Stig Dalager was born in Copenhagen in the post-war period of the 1950s—a time of painful remembrances of World War II, continued economic restrictions, and a growing optimism about the future. His parents were grocers throughout the 1950s and 1960s, until his father was struck by Parkinson Disease. He describes his radically changing family structure as he and his two younger brothers moved with their parents to the provincial town of Herning in Jutland, near where his father had been raised. There he graduated from high school, after which he attended the University of Århus, where he received his Master’s degree and a Ph.D. in comparative literature. It was there also where he became involved in the student movement of the 1970s. With his then fiancée, Anne Marie Mai, he wrote several books on literature, including a two volume study of Danish women writers from the middle ages to contemporary times.

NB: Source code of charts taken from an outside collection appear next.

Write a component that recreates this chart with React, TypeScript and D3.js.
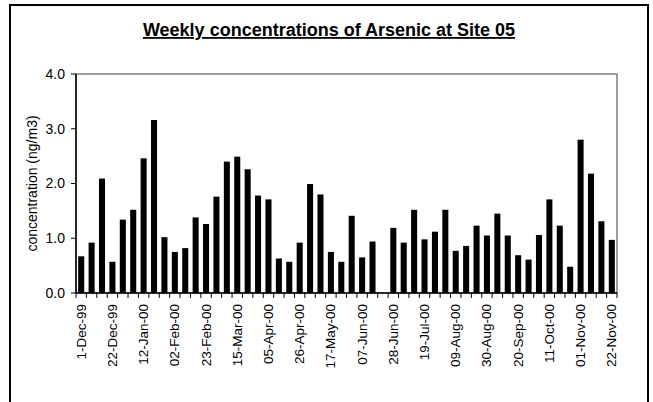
import React from "react";
import * as d3 from "d3";

const weeks: string[] = [
  "1-Dec-99", "08-Dec-99", "15-Dec-99", "22-Dec-99", "29-Dec-99", "05-Jan-00", "12-Jan-00",
  "19-Jan-00", "26-Jan-00", "02-Feb-00", "09-Feb-00", "16-Feb-00", "23-Feb-00", "01-Mar-00",
  "08-Mar-00", "15-Mar-00", "22-Mar-00", "29-Mar-00", "05-Apr-00", "12-Apr-00", "19-Apr-00",
  "26-Apr-00", "03-May-00", "10-May-00", "17-May-00", "24-May-00", "31-May-00", "07-Jun-00",
  "14-Jun-00", "21-Jun-00", "28-Jun-00", "05-Jul-00", "12-Jul-00", "19-Jul-00", "26-Jul-00",
  "02-Aug-00", "09-Aug-00", "16-Aug-00", "23-Aug-00", "30-Aug-00", "06-Sep-00", "13-Sep-00",
  "20-Sep-00", "27-Sep-00", "04-Oct-00", "11-Oct-00", "18-Oct-00", "25-Oct-00", "01-Nov-00",
  "08-Nov-00", "15-Nov-00", "22-Nov-00",
];

const arsenic: (number | null)[] = [
  0.67, 0.92, 2.09, 0.57, 1.34, 1.52, 2.46, 3.16, 1.02, 0.75,
  0.82, 1.38, 1.26, 1.76, 2.4, 2.49, 2.26, 1.78, 1.71, 0.63,
  0.57, 0.92, 1.99, 1.8, 0.75, 0.57, 1.41, 0.65, 0.94, null,
  1.19, 0.92, 1.52, 0.98, 1.12, 1.52, 0.77, 0.86, 1.23, 1.05,
  1.45, 1.05, 0.69, 0.61, 1.06, 1.71, 1.23, 0.48, 2.8, 2.18,
  1.31, 0.97,
];

const yTicks: number[] = [0, 1, 2, 3, 4];
const labelEvery = 3;

const titleText = "Weekly concentrations of Arsenic at Site 05";
const yAxisTitle = "concentration (ng/m3)";

export default function App() {
  const W = 653;
  const H = 402;
  const left = 76;
  const right = 617;
  const top = 74;
  const bottom = 293;

  const x = d3.scaleBand<string>().domain(weeks).range([left, right]).padding(0);
  const y = d3.scaleLinear().domain([0, 4]).range([bottom, top]);
  const bw = x.bandwidth() * 0.58;
  const fmt = d3.format(".1f");
  const font = "'Liberation Sans', Arial, sans-serif";

  const boundaries = d3.range(weeks.length + 1).map((i) => left + i * x.bandwidth());

  return (
    <svg
      width={W}
      height={H}
      style={{ position: "absolute", left: 0, top: 0, background: "#fff" }}
      fontFamily={font}
    >
      <rect x={0} y={0} width={W} height={H} fill="#fff" />
      <rect x={10} y={5} width={638} height={430} fill="none" stroke="#000" strokeWidth={2} />

      <text
        x={329}
        y={36}
        textAnchor="middle"
        fontSize={18}
        fontWeight="bold"
        textDecoration="underline"
        fill="#000"
      >
        {titleText}
      </text>

      {/* plot area border */}
      <rect x={left} y={top} width={right - left} height={bottom - top} fill="none" stroke="#808080" strokeWidth={1.5} />

      {/* bars */}
      {weeks.map((w, i) => {
        const v = arsenic[i];
        if (v == null) return null;
        const cx = (x(w) as number) + x.bandwidth() / 2;
        return <rect key={w} x={cx - bw / 2} y={y(v)} width={bw} height={bottom - y(v)} fill="#000" />;
      })}

      {/* y axis */}
      <line x1={left} x2={left} y1={top} y2={bottom} stroke="#000" strokeWidth={1.5} />
      {yTicks.map((t) => (
        <g key={t}>
          <line x1={left - 5} x2={left} y1={y(t)} y2={y(t)} stroke="#000" strokeWidth={1} />
          <text x={65} y={y(t)} dy="0.35em" textAnchor="end" fontSize={14} fill="#000">
            {fmt(t)}
          </text>
        </g>
      ))}
      <text
        transform={`translate(37, ${(top + bottom) / 2}) rotate(-90)`}
        textAnchor="middle"
        fontSize={14}
        fill="#000"
      >
        {yAxisTitle}
      </text>

      {/* x axis */}
      <line x1={left} x2={right} y1={bottom} y2={bottom} stroke="#000" strokeWidth={1.5} />
      {boundaries.map((bx, i) => (
        <line key={i} x1={bx} x2={bx} y1={bottom} y2={bottom + 5} stroke="#000" strokeWidth={1} />
      ))}
      {weeks.map((w, i) =>
        i % labelEvery === 0 ? (
          <text
            key={w}
            transform={`translate(${(x(w) as number) + x.bandwidth() / 2 + 4.5}, 304) rotate(-90)`}
            textAnchor="end"
            fontSize={13.5}
            fill="#000"
          >
            {w}
          </text>
        ) : null
      )}
    </svg>
  );
}
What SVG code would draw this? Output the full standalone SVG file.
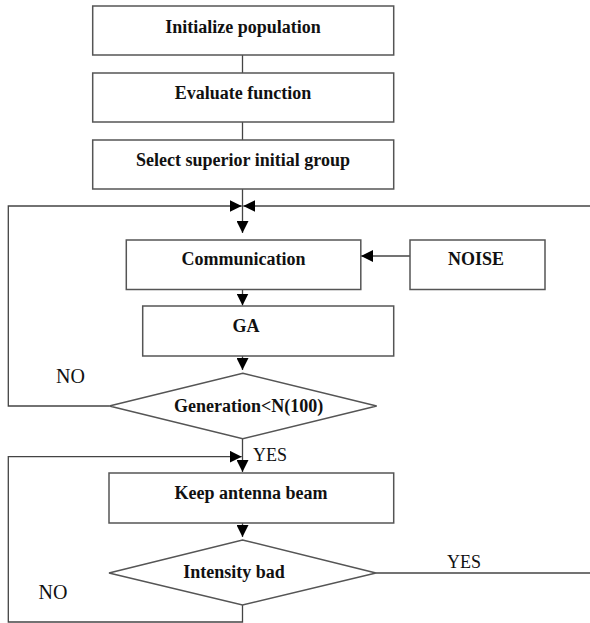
<svg xmlns="http://www.w3.org/2000/svg" width="590" height="623" viewBox="0 0 590 623">
<defs>
<style>
.box{fill:#fff;stroke:#555;stroke-width:1.5}
.ln{fill:none;stroke:#444;stroke-width:1.3}
.t{font-family:"Liberation Serif","Times New Roman",serif;font-size:18px;font-weight:bold;fill:#111;text-anchor:middle}
.lb{font-family:"Liberation Serif","Times New Roman",serif;font-size:18px;fill:#111}
</style>
<marker id="ah" viewBox="0 0 12 12" refX="12" refY="6" markerWidth="12" markerHeight="12" markerUnits="userSpaceOnUse" orient="auto">
<path d="M0,0 L12,6 L0,12 z" fill="#000"/>
</marker>
</defs>
<rect width="590" height="623" fill="#fff"/>
<g id="connectors">
<path class="ln" d="M242.5,55 V73"/>
<path class="ln" d="M242.5,122 V140"/>
<path class="ln" d="M242.5,189 V233" marker-end="url(#ah)"/>
<path class="ln" d="M109.3,406 H8.3 V206 H241.7" marker-end="url(#ah)"/>
<path class="ln" d="M590,206 H243.3" marker-end="url(#ah)"/>
<path class="ln" d="M410,256 H361" marker-end="url(#ah)"/>
<path class="ln" d="M242.5,289 V305.5" marker-end="url(#ah)"/>
<path class="ln" d="M242.5,356 V370" marker-end="url(#ah)"/>
<path class="ln" d="M242.5,439 V472" marker-end="url(#ah)"/>
<path class="ln" d="M242.5,523 V537" marker-end="url(#ah)"/>
<path class="ln" d="M242.5,605 V622 H8.3 V456.7 H241.7" marker-end="url(#ah)"/>
<path class="ln" d="M376,573 H590"/>
<text class="lb" x="56" y="383" style="font-size:20px">NO</text>
<text class="lb" x="253" y="461">YES</text>
<text class="lb" x="447" y="568">YES</text>
<text class="lb" x="38.5" y="599" style="font-size:20px">NO</text>
</g>
<g id="init">
<rect class="box" x="92.7" y="6" width="301" height="49"/>
<text class="t" x="243" y="32.5">Initialize population</text>
</g>
<g id="evaluate">
<rect class="box" x="92.7" y="73" width="301" height="49"/>
<text class="t" x="243" y="99">Evaluate function</text>
</g>
<g id="select">
<rect class="box" x="92.7" y="140" width="301" height="49"/>
<text class="t" x="243" y="166">Select superior initial group</text>
</g>
<g id="communication">
<rect class="box" x="126.3" y="240" width="234.5" height="49.5"/>
<text class="t" x="243.5" y="264.5">Communication</text>
</g>
<g id="noise">
<rect class="box" x="410" y="240" width="135" height="49.5"/>
<text class="t" x="476" y="264.5">NOISE</text>
</g>
<g id="ga">
<rect class="box" x="142.7" y="306" width="251" height="50"/>
<text class="t" x="246" y="332">GA</text>
</g>
<g id="generation">
<polygon class="box" points="242.8,373.3 376.7,406 242.8,438.7 109.3,406"/>
<text class="t" x="248.7" y="411.5">Generation&lt;N(100)</text>
</g>
<g id="keep">
<rect class="box" x="109" y="473" width="284.7" height="50"/>
<text class="t" x="251" y="499">Keep antenna beam</text>
</g>
<g id="intensity">
<polygon class="box" points="242.5,540 376,573 242.5,605 109,573"/>
<text class="t" x="234" y="578">Intensity bad</text>
</g>
</svg>
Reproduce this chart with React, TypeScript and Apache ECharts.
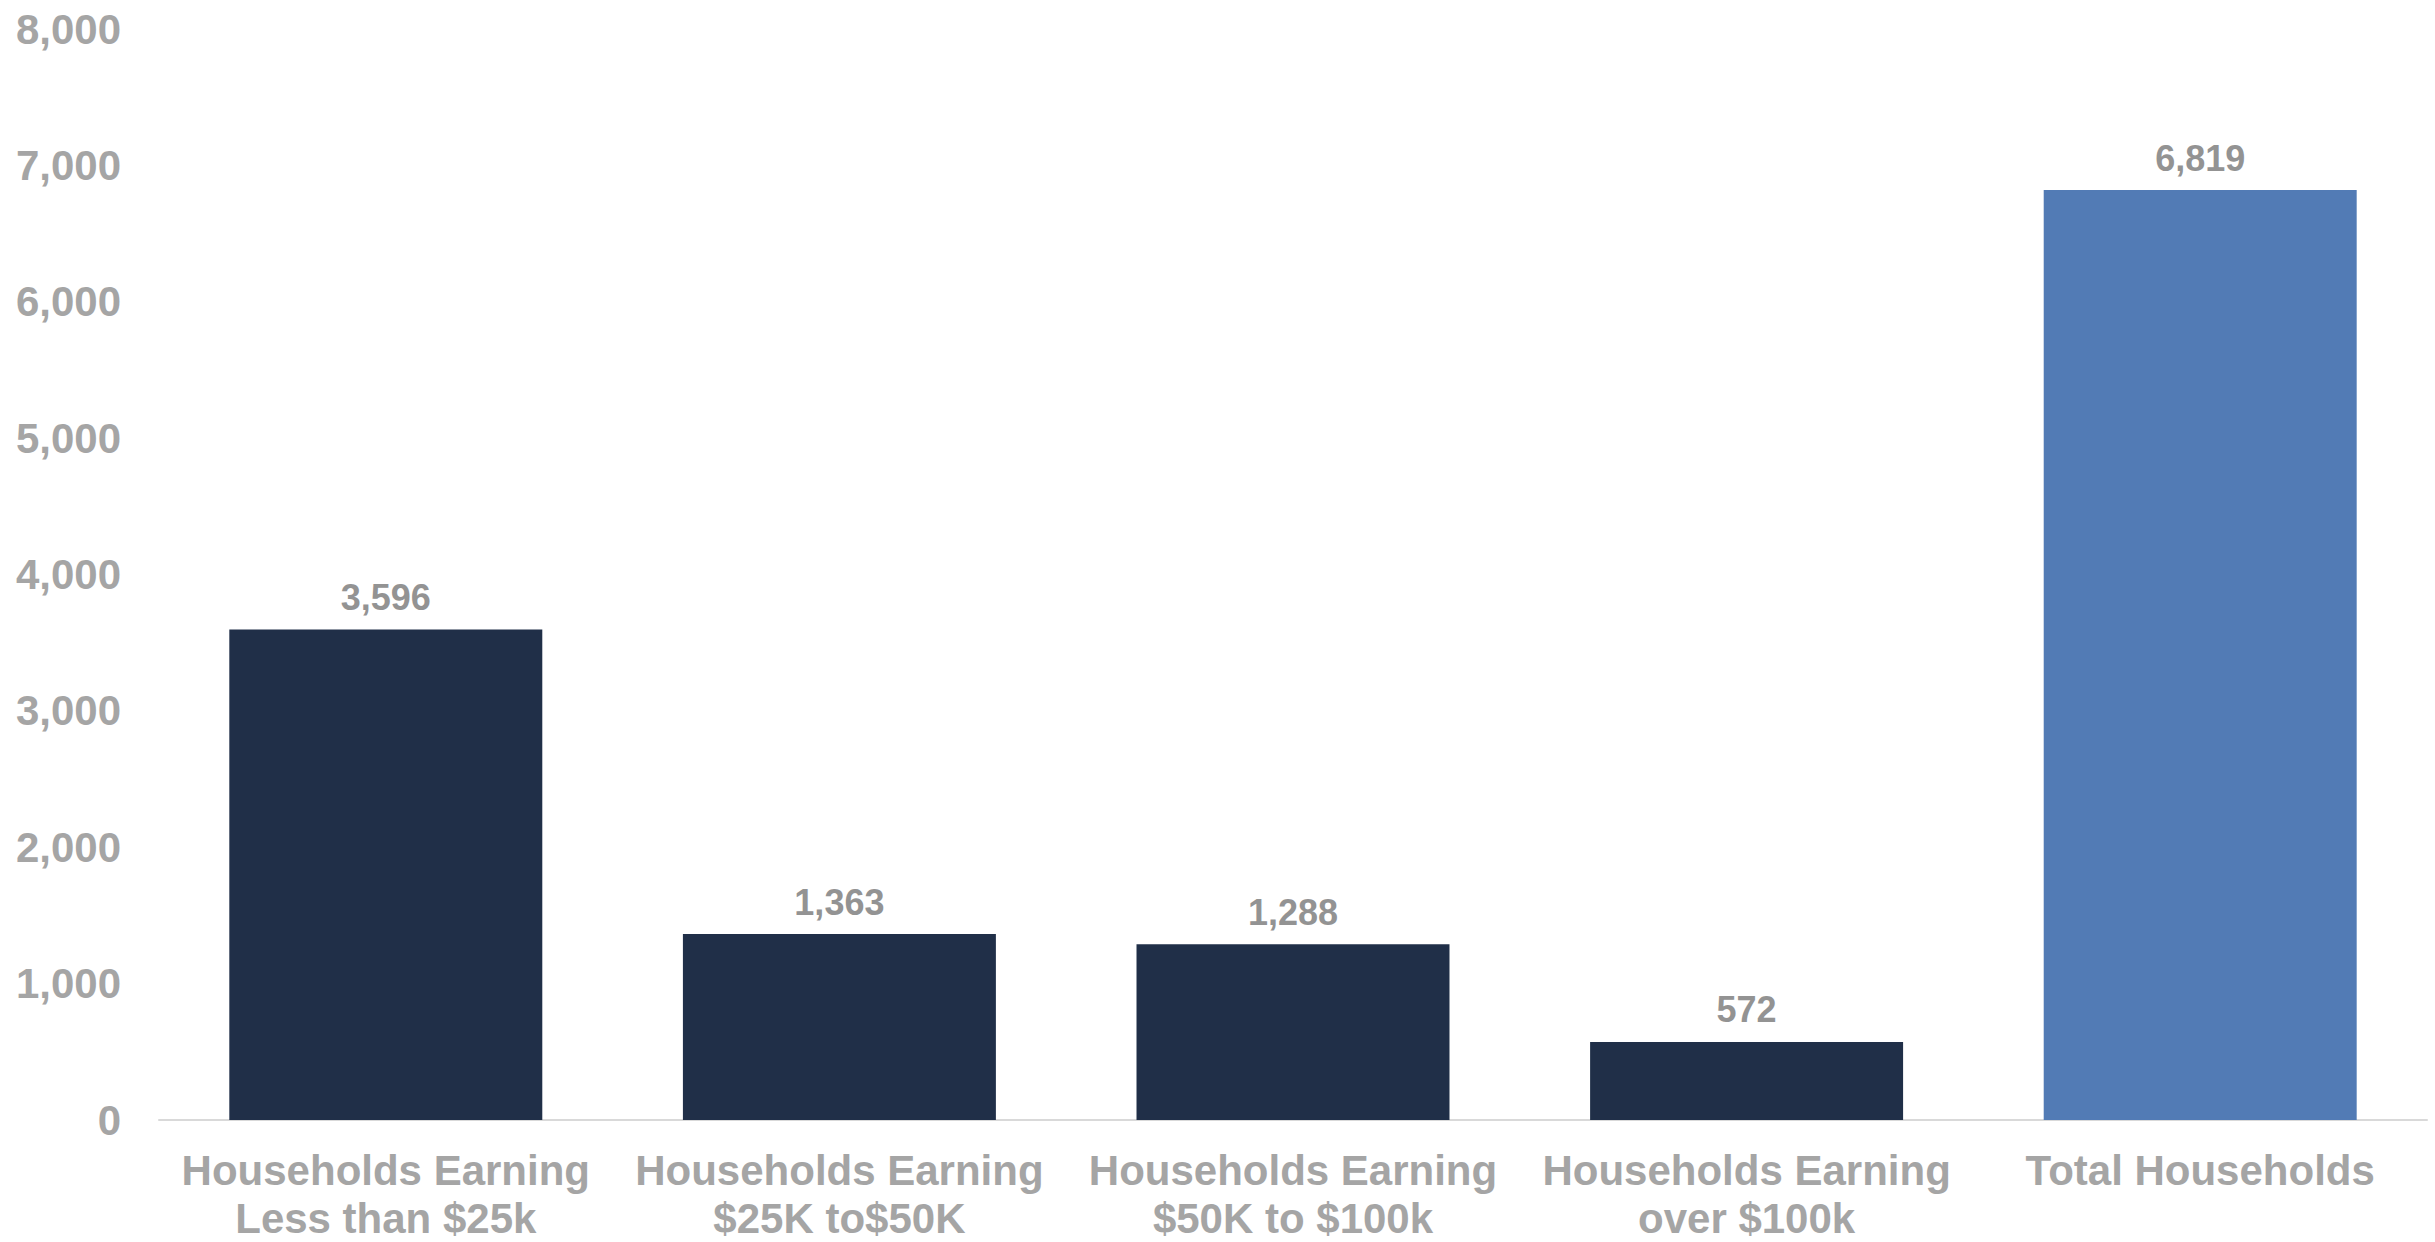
import React, { useEffect, useRef } from "react";
import * as echarts from "echarts";

const categories = [
  "Households Earning\nLess than $25k",
  "Households Earning\n$25K to$50K",
  "Households Earning\n$50K to $100k",
  "Households Earning\nover $100k",
  "Total Households",
];
const values = [3596, 1363, 1288, 572, 6819];
const barColors = ["#202f48", "#202f48", "#202f48", "#202f48", "#527bb5"];
const yTicks = { min: 0, max: 8000, interval: 1000 };

export default function App() {
  const ref = useRef<HTMLDivElement>(null);
  useEffect(() => {
    document.body.style.margin = "0";
    const chart = echarts.init(ref.current!, null, { renderer: "svg" });
    chart.setOption({
      animation: false,
      backgroundColor: "#ffffff",
      grid: { left: 159, right: 8, top: 29, bottom: 118, containLabel: false },
      xAxis: {
        type: "category",
        data: categories,
        axisLine: { show: true, lineStyle: { color: "#d9d9d9", width: 2 } },
        axisTick: { show: false },
        axisLabel: {
          interval: 0,
          margin: 26,
          color: "#a5a5a5",
          fontFamily: "Liberation Sans, Arial, sans-serif",
          fontWeight: "bold",
          fontSize: 42,
          lineHeight: 48,
        },
      },
      yAxis: {
        type: "value",
        min: yTicks.min,
        max: yTicks.max,
        interval: yTicks.interval,
        splitLine: { show: false },
        axisLine: { show: false },
        axisTick: { show: false },
        axisLabel: {
          margin: 38,
          color: "#a5a5a5",
          fontFamily: "Liberation Sans, Arial, sans-serif",
          fontWeight: "bold",
          fontSize: 42,
          formatter: (v: number) => v.toLocaleString("en-US"),
        },
      },
      series: [
        {
          type: "bar",
          data: values.map((v, i) => ({ value: v, itemStyle: { color: barColors[i] } })),
          barCategoryGap: "31%",
          label: {
            show: true,
            position: "top",
            distance: 14,
            color: "#939393",
            fontFamily: "Liberation Sans, Arial, sans-serif",
            fontWeight: "bold",
            fontSize: 36,
            formatter: (p: any) => Number(p.value).toLocaleString("en-US"),
          },
        },
      ],
    });
    return () => chart.dispose();
  }, []);
  return <div ref={ref} style={{ width: "100vw", height: "100vh" }} />;
}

In 1982 Dalager left the University of Copenhagen to live as a writer, which he has continued to do since. He has written over forty-seven books, in various genres, including poetry, fiction, drama and essays. Several of his poems and novels have been translated into other languages, and he has seen his plays staged in Moscow, New York, Berlin, and other international cities.
Dalager’s work concentrates on the existential conditions of ordinary people, with moments of psychological soul-searching expressed within a multitude of differing conditions. Dalager’s diverse gallery of characters ranges from the woman of his Sarajevo monologue, I Count the Hour to Danish storyteller Hans Christian Andersen in Lord and Shadow; from the dissident Count Claus Stuffenberg to Adolf Hitler in his novel To dage I juli (Two Days in July).
The poetry cycle Århaus-elegi (Aarhus eulogy) of 1986 represents his poetic breathrough. His most recent collection, Himlen åbner sig (The Sky Opens), was published in 2000. His latest work was the novel “Journey in Blue” published in 2004.
Dalager writes of his own poetry: “For me poetry gives room for a more intimate and personal reflection in an attempt to “answer” some of the changes of our times. What has particularly been of interest for me as a poet is to try to find the words for the vanitas of things in the midst of our modern lives. Having two daughters, 9 and 11 years of age, I have more and more come to see the emotions of love as the most important source of my writing.”
BOOKS OF POETRY:
Opløsningstiden (Denmark: Arkona, 1982); Lindholmen station (Coppenhagen: Helka, 1985); Provinsidyl [with Peter Nielsen] (Copenhagen: Borgen, 1986); Århus-elegi (Copenhagen: Borgen, 1986); Vinter (Cophenagen: Centrum, 1987); Ansigt og årstid Copenhagen: Borgen, 1988); Hjernen er en rød station (Copenhagen: Brøndum, 1989); Floden under huset (Copenhagen: Borgen, 1992); Wienerdage (Copenhagen: Borgen, 1994); Og du skal vågne igen (Copenhagen: Per Kofod, 1996); Himlen åbner sig (Cophenhagen: Tiderne Skifter, 2000).